THE TASK | Transcribe only the lines of the listing below from the one holding "Rebuild this chart" through the one holding "from matplotlib.patches import Patch", inclusive, without any change.

THE RECORDS |
= = = =
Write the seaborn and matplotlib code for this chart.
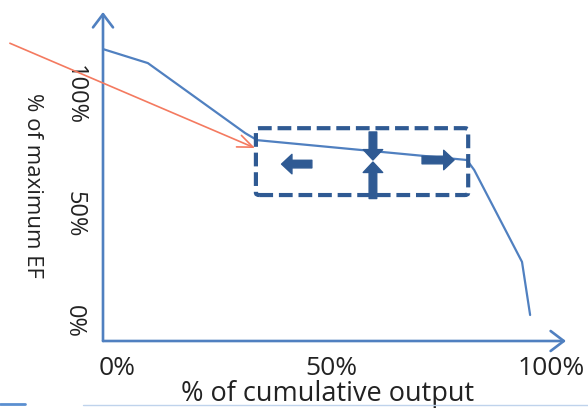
= = = =
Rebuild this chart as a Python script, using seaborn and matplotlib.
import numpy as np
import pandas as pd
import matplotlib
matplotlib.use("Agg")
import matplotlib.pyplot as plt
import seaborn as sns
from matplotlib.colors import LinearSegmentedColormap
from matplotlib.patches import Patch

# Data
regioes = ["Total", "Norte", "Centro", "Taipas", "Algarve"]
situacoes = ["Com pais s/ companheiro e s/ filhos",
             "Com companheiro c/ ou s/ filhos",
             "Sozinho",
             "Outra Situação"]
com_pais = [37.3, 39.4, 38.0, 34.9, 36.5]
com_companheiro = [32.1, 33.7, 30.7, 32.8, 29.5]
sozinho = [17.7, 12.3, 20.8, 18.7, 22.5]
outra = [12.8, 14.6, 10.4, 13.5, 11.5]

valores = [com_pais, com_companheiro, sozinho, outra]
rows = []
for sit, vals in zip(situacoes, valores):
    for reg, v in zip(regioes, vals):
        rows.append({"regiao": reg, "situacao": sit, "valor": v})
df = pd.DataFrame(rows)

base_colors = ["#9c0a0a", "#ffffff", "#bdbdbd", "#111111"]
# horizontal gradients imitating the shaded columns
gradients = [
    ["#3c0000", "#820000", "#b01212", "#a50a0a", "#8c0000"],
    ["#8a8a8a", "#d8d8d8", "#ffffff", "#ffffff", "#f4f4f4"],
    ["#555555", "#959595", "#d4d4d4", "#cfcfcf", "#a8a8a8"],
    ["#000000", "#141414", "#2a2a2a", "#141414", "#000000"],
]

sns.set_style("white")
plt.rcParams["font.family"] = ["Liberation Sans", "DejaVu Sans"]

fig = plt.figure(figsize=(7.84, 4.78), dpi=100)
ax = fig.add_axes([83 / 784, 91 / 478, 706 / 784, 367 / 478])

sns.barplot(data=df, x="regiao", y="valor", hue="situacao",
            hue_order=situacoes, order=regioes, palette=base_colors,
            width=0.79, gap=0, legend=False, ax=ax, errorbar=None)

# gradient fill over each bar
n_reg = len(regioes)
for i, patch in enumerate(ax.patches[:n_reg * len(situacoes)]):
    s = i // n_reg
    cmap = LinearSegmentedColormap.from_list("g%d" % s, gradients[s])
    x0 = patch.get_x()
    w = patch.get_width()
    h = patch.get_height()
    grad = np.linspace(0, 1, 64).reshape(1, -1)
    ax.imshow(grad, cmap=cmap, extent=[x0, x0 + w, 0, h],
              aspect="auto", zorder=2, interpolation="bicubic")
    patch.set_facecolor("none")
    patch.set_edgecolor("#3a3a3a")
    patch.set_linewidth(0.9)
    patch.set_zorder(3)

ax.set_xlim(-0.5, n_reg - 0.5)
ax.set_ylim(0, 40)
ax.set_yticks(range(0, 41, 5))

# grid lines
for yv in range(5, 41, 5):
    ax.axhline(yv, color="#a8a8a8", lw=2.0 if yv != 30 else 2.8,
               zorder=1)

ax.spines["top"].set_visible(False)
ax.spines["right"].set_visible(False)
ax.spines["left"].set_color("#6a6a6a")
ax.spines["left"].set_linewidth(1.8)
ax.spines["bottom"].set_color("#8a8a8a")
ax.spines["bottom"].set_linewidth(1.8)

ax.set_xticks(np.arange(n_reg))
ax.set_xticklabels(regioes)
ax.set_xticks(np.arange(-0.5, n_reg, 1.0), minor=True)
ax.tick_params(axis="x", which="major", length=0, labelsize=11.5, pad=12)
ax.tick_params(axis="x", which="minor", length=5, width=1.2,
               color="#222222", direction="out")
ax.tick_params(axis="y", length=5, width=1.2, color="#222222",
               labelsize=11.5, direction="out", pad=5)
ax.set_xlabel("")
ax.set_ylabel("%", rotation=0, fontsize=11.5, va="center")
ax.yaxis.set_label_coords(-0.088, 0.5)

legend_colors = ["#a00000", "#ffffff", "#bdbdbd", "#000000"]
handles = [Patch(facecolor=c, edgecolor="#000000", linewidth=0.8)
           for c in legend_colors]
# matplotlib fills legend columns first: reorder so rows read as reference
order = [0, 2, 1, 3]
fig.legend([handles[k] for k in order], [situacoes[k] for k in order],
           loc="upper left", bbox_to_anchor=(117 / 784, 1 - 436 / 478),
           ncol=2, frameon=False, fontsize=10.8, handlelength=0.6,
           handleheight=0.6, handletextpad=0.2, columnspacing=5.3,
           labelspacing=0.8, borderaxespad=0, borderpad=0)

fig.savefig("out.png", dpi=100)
= = = =
RESPONSE TO THE EXERCISE |
Rebuild this chart as a Python script, using seaborn and matplotlib.
import numpy as np
import pandas as pd
import matplotlib
matplotlib.use("Agg")
import matplotlib.pyplot as plt
import seaborn as sns
from matplotlib.colors import LinearSegmentedColormap
from matplotlib.patches import Patch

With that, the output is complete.